In the Vatican, Pope Pius XII walked a tightrope. As in the case of Slovakia, he did not openly denounce the regime, which, in hindsight, has to be counted as a mistake. This is not to say that the Vatican was indifferent. It did not recognize the independent Croatia, and meetings with its leadership were conducted on a personal level. The powerful Eugène Cardinal Tisserant had a list made up of clergy collaborating with the regime’s ethnic policies, so that they could be punished when the time was right. Pius also urged Bl. Cardinal Stepinać to keep his distance from Pavelić and other members of the regime. But the Ustaše also had its supporters in the Vatican, and these helped Pavelić to escape to Franco’s Spain in 1944.         

Bl. Cardinal Stepinać has been vilified in some quarters for his role, but this can easily be refuted just by noticing his opposition to any racial politics.

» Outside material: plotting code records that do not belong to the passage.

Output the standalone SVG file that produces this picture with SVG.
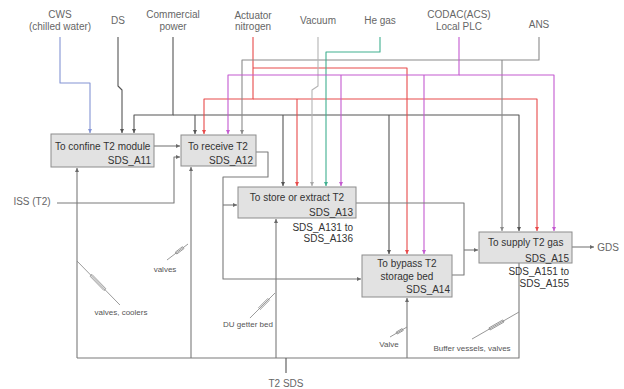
<svg xmlns="http://www.w3.org/2000/svg" width="624" height="389" viewBox="0 0 624 389">
<style>
text{font-family:"Liberation Sans",Arial,sans-serif;}
.lbl{font-size:10px;fill:#666;text-anchor:middle;}
.bt{font-size:10px;fill:#333;}
.r{text-anchor:end;}
.c{text-anchor:middle;}
.ann{font-size:8px;fill:#555;text-anchor:middle;}
.box{fill:#e2e2e2;stroke:#8c8c8c;stroke-width:1;}
.ln{fill:none;stroke-width:1.1;stroke-linejoin:round;}
.dk{stroke:#555;}
.gy{stroke:#8a8a8a;}
.lg{stroke:#b4b4b4;}
.bl{stroke:#8494d4;}
.rd{stroke:#e84a4a;}
.mg{stroke:#c45ad0;}
.gn{stroke:#40b090;}
.fl{stroke:#7a7a7a;}
.ld{fill:none;stroke:#8a8a8a;stroke-width:0.8;}
</style>
<defs>
<marker id="a-dk" viewBox="0 0 6 6" refX="6" refY="3" markerWidth="4" markerHeight="4" orient="auto" markerUnits="userSpaceOnUse"><path d="M0,0L6,3L0,6z" fill="#555"/></marker>
<marker id="a-gy" viewBox="0 0 6 6" refX="6" refY="3" markerWidth="4" markerHeight="4" orient="auto" markerUnits="userSpaceOnUse"><path d="M0,0L6,3L0,6z" fill="#8a8a8a"/></marker>
<marker id="a-lg" viewBox="0 0 6 6" refX="6" refY="3" markerWidth="4" markerHeight="4" orient="auto" markerUnits="userSpaceOnUse"><path d="M0,0L6,3L0,6z" fill="#a8a8a8"/></marker>
<marker id="a-bl" viewBox="0 0 6 6" refX="6" refY="3" markerWidth="4" markerHeight="4" orient="auto" markerUnits="userSpaceOnUse"><path d="M0,0L6,3L0,6z" fill="#8494d4"/></marker>
<marker id="a-rd" viewBox="0 0 6 6" refX="6" refY="3" markerWidth="4" markerHeight="4" orient="auto" markerUnits="userSpaceOnUse"><path d="M0,0L6,3L0,6z" fill="#e84a4a"/></marker>
<marker id="a-mg" viewBox="0 0 6 6" refX="6" refY="3" markerWidth="4" markerHeight="4" orient="auto" markerUnits="userSpaceOnUse"><path d="M0,0L6,3L0,6z" fill="#c45ad0"/></marker>
<marker id="a-gn" viewBox="0 0 6 6" refX="6" refY="3" markerWidth="4" markerHeight="4" orient="auto" markerUnits="userSpaceOnUse"><path d="M0,0L6,3L0,6z" fill="#40b090"/></marker>
<marker id="a-fl" viewBox="0 0 6 6" refX="6" refY="3" markerWidth="4" markerHeight="4" orient="auto" markerUnits="userSpaceOnUse"><path d="M0,0L6,3L0,6z" fill="#6a6a6a"/></marker>
</defs>
<rect width="624" height="389" fill="#fff"/>

<g id="sources">
<text class="lbl" x="60" y="17.5">CWS</text>
<text class="lbl" x="60" y="29.5">(chilled water)</text>
<text class="lbl" x="118" y="23.5">DS</text>
<text class="lbl" x="173" y="17.5">Commercial</text>
<text class="lbl" x="173" y="29.5">power</text>
<text class="lbl" x="253" y="18.5">Actuator</text>
<text class="lbl" x="253" y="30">nitrogen</text>
<text class="lbl" x="318" y="24">Vacuum</text>
<text class="lbl" x="380" y="24">He gas</text>
<text class="lbl" x="459" y="17.5">CODAC(ACS)</text>
<text class="lbl" x="459" y="29.5">Local PLC</text>
<text class="lbl" x="539" y="27.5">ANS</text>
<text class="lbl" x="32" y="204.5">ISS (T2)</text>
<text class="lbl" x="286" y="387">T2 SDS</text>
<text class="lbl" x="608" y="250.5">GDS</text>
</g>

<g id="connectors">
<!-- CWS -->
<path class="ln bl" d="M60,37V83H90V133" marker-end="url(#a-bl)"/>
<!-- DS -->
<path class="ln dk" d="M118,37V86L122,90V133" marker-end="url(#a-dk)"/>
<!-- Commercial power -->
<path class="ln dk" d="M173,37V115H134V133" marker-end="url(#a-dk)"/>
<path class="ln dk" d="M173,115H519V231" marker-end="url(#a-dk)" stroke-width="1.3"/>
<path class="ln dk" d="M195,115V134" marker-end="url(#a-dk)"/>
<path class="ln dk" d="M283,115V186" marker-end="url(#a-dk)"/>
<path class="ln dk" d="M389,115V254" marker-end="url(#a-dk)" stroke-width="1.3"/>
<!-- Actuator nitrogen -->
<path class="ln rd" d="M253,37V99H204V134" marker-end="url(#a-rd)"/>
<path class="ln rd" d="M253,68H407V254" marker-end="url(#a-rd)"/>
<path class="ln rd" d="M253,99H537V231" marker-end="url(#a-rd)"/>
<path class="ln rd" d="M297,99V186" marker-end="url(#a-rd)"/>
<!-- ANS -->
<path class="ln gy" d="M539,37V60H242V134" marker-end="url(#a-gy)"/>
<path class="ln gy" d="M502,60V231" marker-end="url(#a-gy)"/>
<!-- Vacuum -->
<path class="ln lg" d="M318,37V86L312,90V186" marker-end="url(#a-lg)"/>
<!-- He gas -->
<path class="ln gn" d="M380,37V52H326V186" marker-end="url(#a-gn)"/>
<!-- CODAC -->
<path class="ln mg" d="M459,37V75H228V134" marker-end="url(#a-mg)"/>
<path class="ln mg" d="M459,75H554V231" marker-end="url(#a-mg)"/>
<path class="ln mg" d="M341,75V186" marker-end="url(#a-mg)"/>
<path class="ln mg" d="M424,75V254" marker-end="url(#a-mg)"/>
<!-- flows -->
<path class="ln fl" d="M154,146H180" marker-end="url(#a-fl)"/>
<path class="ln fl" d="M57,203H174V157H180" marker-end="url(#a-fl)"/>
<path class="ln fl" d="M256,152H268V177H223V279H361" marker-end="url(#a-fl)"/>
<path class="ln fl" d="M223,205H237" marker-end="url(#a-fl)"/>
<path class="ln fl" d="M356,203H464V275H452"/>
<path class="ln fl" d="M464,250H478" marker-end="url(#a-fl)"/>
<path class="ln fl" d="M572,247H594" marker-end="url(#a-fl)"/>
<!-- T2 SDS bus -->
<path class="ln fl" d="M77,358H519V263"/>
<path class="ln fl" d="M77,358V168" marker-end="url(#a-fl)"/>
<path class="ln fl" d="M191,358V167" marker-end="url(#a-fl)"/>
<path class="ln fl" d="M276,358V219" marker-end="url(#a-fl)"/>
<path class="ln fl" d="M407,358V298" marker-end="url(#a-fl)"/>
<path class="ln dk" d="M286,358V373" stroke-width="1.3"/>
</g>

<g id="A11">
<rect class="box" x="51" y="134" width="103" height="33"/>
<text class="bt" x="55" y="149.5">To confine T2 module</text>
<text class="bt r" x="151" y="163.5">SDS_A11</text>
</g>
<g id="A12">
<rect class="box" x="181" y="135" width="75" height="31"/>
<text class="bt" x="188" y="149.5">To receive T2</text>
<text class="bt r" x="253" y="163.5">SDS_A12</text>
</g>
<g id="A13">
<rect class="box" x="238" y="187" width="118" height="31"/>
<text class="bt c" x="297" y="200.5">To store or extract T2</text>
<text class="bt r" x="353" y="215.5">SDS_A13</text>
<text class="bt r" x="353" y="230.5">SDS_A131 to</text>
<text class="bt r" x="353" y="241.5">SDS_A136</text>
</g>
<g id="A14">
<rect class="box" x="362" y="255" width="90" height="42"/>
<text class="bt c" x="407" y="266.5">To bypass T2</text>
<text class="bt c" x="407" y="279.5">storage bed</text>
<text class="bt r" x="450" y="292.5">SDS_A14</text>
</g>
<g id="A15">
<rect class="box" x="479" y="232" width="93" height="31"/>
<text class="bt" x="488" y="245.5">To supply T2 gas</text>
<text class="bt r" x="569" y="261.5">SDS_A15</text>
<text class="bt r" x="569" y="274.5">SDS_A151 to</text>
<text class="bt r" x="569" y="286.5">SDS_A155</text>
</g>

<g id="annotations">
<g transform="translate(77,261) rotate(45.7)"><line class="ld" x1="0" y1="0" x2="61.5" y2="0"/><rect class="ld" x="20" y="-1.3" width="20" height="2.6"/></g>
<text class="ann" x="121" y="315">valves, coolers</text>
<g transform="translate(188,244) rotate(142.7)"><line class="ld" x1="0" y1="0" x2="26.4" y2="0"/><rect class="ld" x="6" y="-1.2" width="9" height="2.4"/></g>
<text class="ann" x="165" y="272">valves</text>
<g transform="translate(275,293) rotate(135)"><line class="ld" x1="0" y1="0" x2="35.4" y2="0"/><rect class="ld" x="9" y="-1.2" width="13" height="2.4"/></g>
<text class="ann" x="248" y="327">DU getter bed</text>
<g transform="translate(407,327) rotate(149.5)"><line class="ld" x1="0" y1="0" x2="19.7" y2="0"/><rect class="ld" x="5" y="-1.1" width="7" height="2.2"/></g>
<text class="ann" x="389" y="347">Valve</text>
<g transform="translate(519,312) rotate(150.1)"><line class="ld" x1="0" y1="0" x2="54.2" y2="0"/><rect class="ld" x="18" y="-1.2" width="16" height="2.4"/></g>
<text class="ann" x="472" y="351">Buffer vessels, valves</text>
</g>
</svg>
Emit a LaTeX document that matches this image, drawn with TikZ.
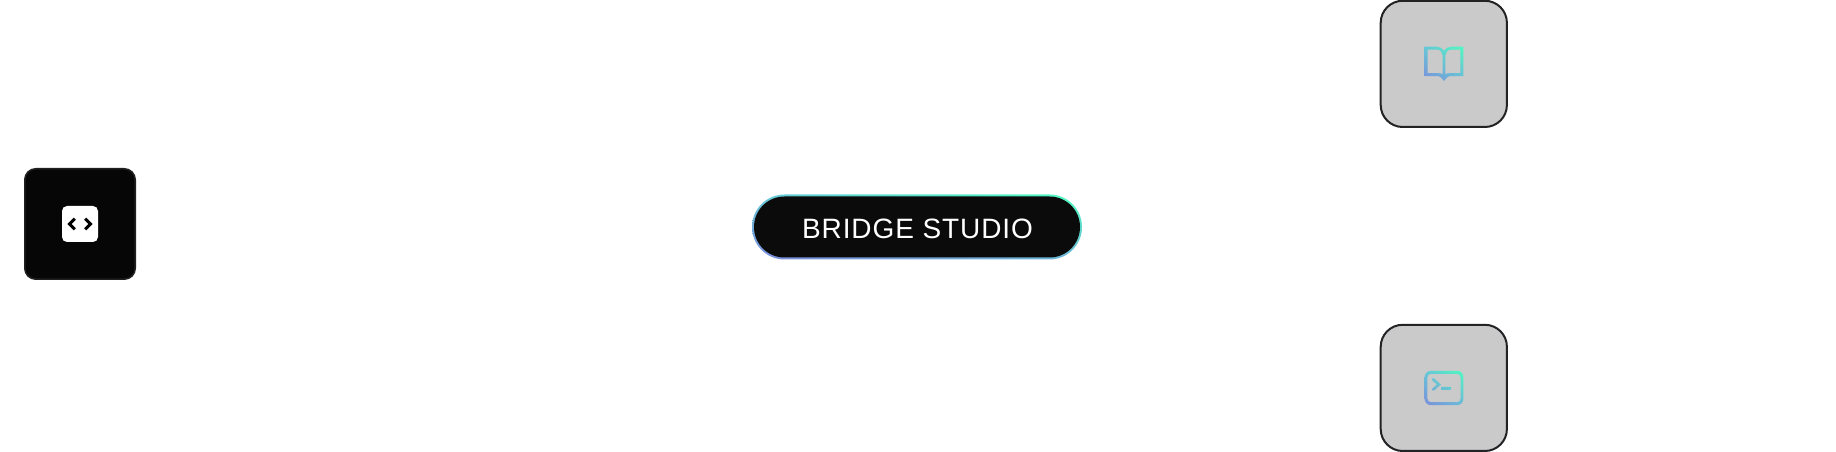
\documentclass[tikz,border=0pt]{standalone}
\usepackage{fontspec}
\usepackage{xcolor}
\usetikzlibrary{positioning,shadings}
\newfontfamily\labelfont[LetterSpace=3.2]{Liberation Sans}
\definecolor{tileink}{HTML}{060606}
\definecolor{tilerule}{HTML}{1F1F1F}
\definecolor{pillink}{HTML}{0B0B0B}
\definecolor{softgray}{HTML}{CACACA}
\definecolor{softrule}{HTML}{232326}
\definecolor{gradblue}{HTML}{7C8CDC}
\definecolor{gradmint}{HTML}{4EFCC0}
\definecolor{gradmidup}{HTML}{66C8D6}
\definecolor{gradmidlow}{HTML}{6CB8D8}

\begin{document}
\begin{tikzpicture}[
    x=1pt, y=1pt,
    codetile/.style={draw=tilerule, fill=tileink, rounded corners=11pt,
                     line width=1.6pt, minimum size=110.4pt, inner sep=0pt},
    chiptile/.style={fill=white, rounded corners=5pt, minimum size=36pt, inner sep=0pt},
    softtile/.style={draw=softrule, fill=softgray, rounded corners=22pt,
                     line width=2pt, minimum size=126.2pt, inner sep=0pt},
    gradient/.style={shading=bilinear interpolation, lower left=gradblue, upper right=gradmint,
                     upper left=gradmidup, lower right=gradmidlow},
    pillring/.style={gradient, rounded corners=32.5pt, minimum width=330pt, minimum height=65pt,
                     inner sep=0pt},
    pillcore/.style={fill=pillink, rounded corners=30.5pt, minimum width=326pt, minimum height=61pt,
                     inner sep=0pt},
    pilltext/.style={text=white, inner sep=0pt, font=\labelfont\fontsize{28}{30}\selectfont},
    chevron/.style={draw=black, line width=3pt, line join=miter},
  ]
\useasboundingbox (0,0) rectangle (1836,452);

\node[codetile] (code) at (80,228) {};
\node[chiptile] (chip) at (80,228) {};
\draw[chevron, shift={(chip.center)}] (-5.2,5.4) -- (-10.6,0) -- (-5.2,-5.4);
\draw[chevron, shift={(chip.center)}] (5.2,5.4) -- (10.6,0) -- (5.2,-5.4);

\node[pillring] (ring) at (917,225) {};
\node[pillcore] (studio) at (ring.center) {};
\node[pilltext] (caption) at (917.5,223.5) {BRIDGE STUDIO};

\node[softtile] (book) at (1443.8,388.1) {};
\node[softtile, below=195.8pt of book] (terminal) {};

% book icon
\begin{scope}[even odd rule, shift={([xshift=.2pt,yshift=-.1pt]book.center)}]
  \clip
    (-19.4,17.3) -- (-7,17.3) .. controls (-4,17.3) and (-1.5,15.5) .. (0,13.2)
    .. controls (1.5,15.5) and (4,17.3) .. (7,17.3) -- (19.4,17.3) -- (19.4,-12.2) -- (5.25,-12.2)
    .. controls (3,-12.2) and (1.8,-15.5) .. (0,-17)
    .. controls (-1.8,-15.5) and (-3,-12.2) .. (-5.25,-12.2) -- (-19.4,-12.2) -- cycle
    (-16.4,14.4) -- (-7,14.4) .. controls (-3.8,14.4) and (-1.45,11.8) .. (-1.45,8.75) -- (-1.45,-10.2)
    .. controls (-2.3,-9.4) and (-3.7,-9.2) .. (-5.25,-9.2) -- (-16.4,-9.2) -- cycle
    (16.4,14.4) -- (7,14.4) .. controls (3.8,14.4) and (1.45,11.8) .. (1.45,8.75) -- (1.45,-10.2)
    .. controls (2.3,-9.4) and (3.7,-9.2) .. (5.25,-9.2) -- (16.4,-9.2) -- cycle;
  \shade[gradient] (-20,-18) rectangle (20,18);
\end{scope}

% terminal icon
\begin{scope}[even odd rule, shift={([xshift=.2pt,yshift=-.1pt]terminal.center)}]
  \clip
    [rounded corners=6.4pt] (-19.4,-17.2) rectangle (19.4,17.2)
    [rounded corners=3.6pt] (-16.6,-14.2) rectangle (16.6,14.2)
    [sharp corners]
    (-11.8,9.5) -- (-9.8,9.5) -- (-3.2,3.5) -- (-9.8,-2.4) -- (-11.8,-2.4) -- (-11.8,-.6) -- (-7,3.5) -- (-11.8,7.6) -- cycle
    (-2.8,-2) rectangle (6.8,1);
  \shade[gradient] (-20,-18) rectangle (20,18);
\end{scope}

\end{tikzpicture}
\end{document}
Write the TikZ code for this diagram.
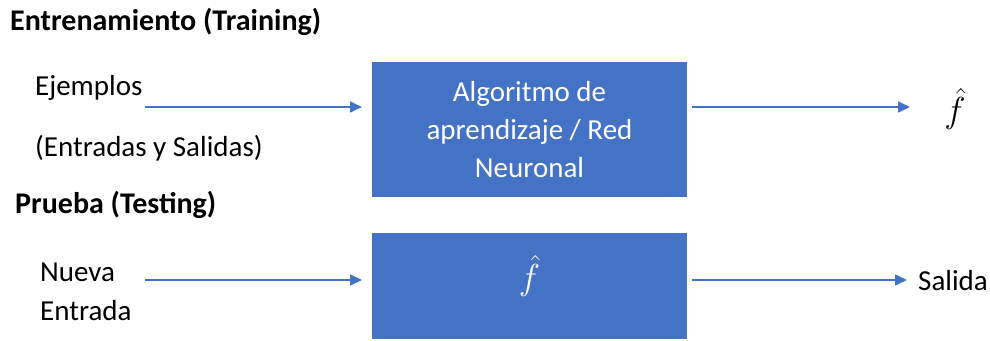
\documentclass[tikz,border=0pt]{standalone}
\usepackage{fontspec}
\setmainfont{Carlito}
\usepackage{amsmath}
\usetikzlibrary{arrows.meta}
\definecolor{boxblue}{HTML}{4472C4}
\newcommand{\fhatsym}{\scalebox{1.45}{$\hat{f}$}}
\begin{document}
\begin{tikzpicture}[x=1pt,y=-1pt,
  blockbox/.style={fill=boxblue,draw=none,text=white,align=center,font=\fontsize{29}{38}\selectfont},
  lbl/.style={font=\fontsize{29}{38}\selectfont,inner sep=0pt},
  fhat/.style={font=\fontsize{29}{34}\selectfont,inner sep=0pt},
  ttl/.style={font=\bfseries\fontsize{30}{34}\selectfont,inner sep=0pt},
  flow/.style={draw=boxblue,line width=1.6pt,-{Triangle[length=12pt,width=11pt]}}]
\useasboundingbox (0,0) rectangle (990,340);
% section titles
\node[ttl,anchor=west] (ttrain) at (10,22) {Entrenamiento (Training)};
\node[ttl,anchor=west] (ttest) at (15,205) {Prueba (Testing)};
% training row
\node[lbl,anchor=west] (ej) at (35,88) {Ejemplos};
\node[lbl,anchor=west] (es) at (35,148) {(Entradas y Salidas)};
\fill[boxblue] (372,62) rectangle (687,197);
\coordinate (alg) at (529.5,130);
\node[blockbox,inner sep=0pt] (algtxt) at (alg) {Algoritmo de\\aprendizaje / Red\\Neuronal};
\coordinate (in1) at (145,107);
\coordinate (to1) at (362,107);
\coordinate (out1s) at (692,107);
\coordinate (out1e) at (910,107);
\draw[flow] (in1) -- (to1);
\draw[flow] (out1s) -- (out1e);
\node[fhat] (fh1) at (955,109) {\fhatsym};
% testing row
\fill[boxblue] (372,233) rectangle (687,339);
\node[fhat,text=white] (fh2) at (529.5,276) {\fhatsym};
\node[lbl,anchor=west,align=left,font=\fontsize{29}{39}\selectfont] (nueva) at (40,292) {Nueva\\Entrada};
\coordinate (in2) at (145,280);
\coordinate (to2) at (362,280);
\coordinate (out2s) at (692,280);
\coordinate (out2e) at (907,280);
\draw[flow] (in2) -- (to2);
\draw[flow] (out2s) -- (out2e);
\node[lbl,anchor=west] (sal) at (918,281) {Salida};
\end{tikzpicture}
\end{document}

As he said in 1942,    

“All men and all races are children of God … those who are Gypsies, Black, European, or Aryan all have the same rights.... It is not permissible to persecute Gypsies or Jews because they are thought to be an inferior race.”

To Pavelić he wrote in 1943, “The very Jasenovac camp is a stain on the honor of the ISC.” Deeply involved in the smuggling of Jews through Bulgaria with the assistance of the future Bl. Pope John XIII, he also protected Orthodox Serbs and condemned and threatened clergy involved in atrocities, often to little avail.

What to make of this rather mixed history? From a Catholic perspective, there is little to enjoy in it, apart from the witness of the five martyrs of Dina or Bl. Cardinal Stepinać. Comfort is found, too, in the condemnation of the Franciscan war criminal, Miroslav Filipović, both by the Vatican and by his immediate superiors. This is more than one can say for Slovakia, where the record of the Church is bleak, indeed. As in that country, however, Croatia in the Second World War offers yet another example of the dangers of equating Faith with national identity: the demands of the latter almost always prevail over the Gospels’ teachings of love and compassion.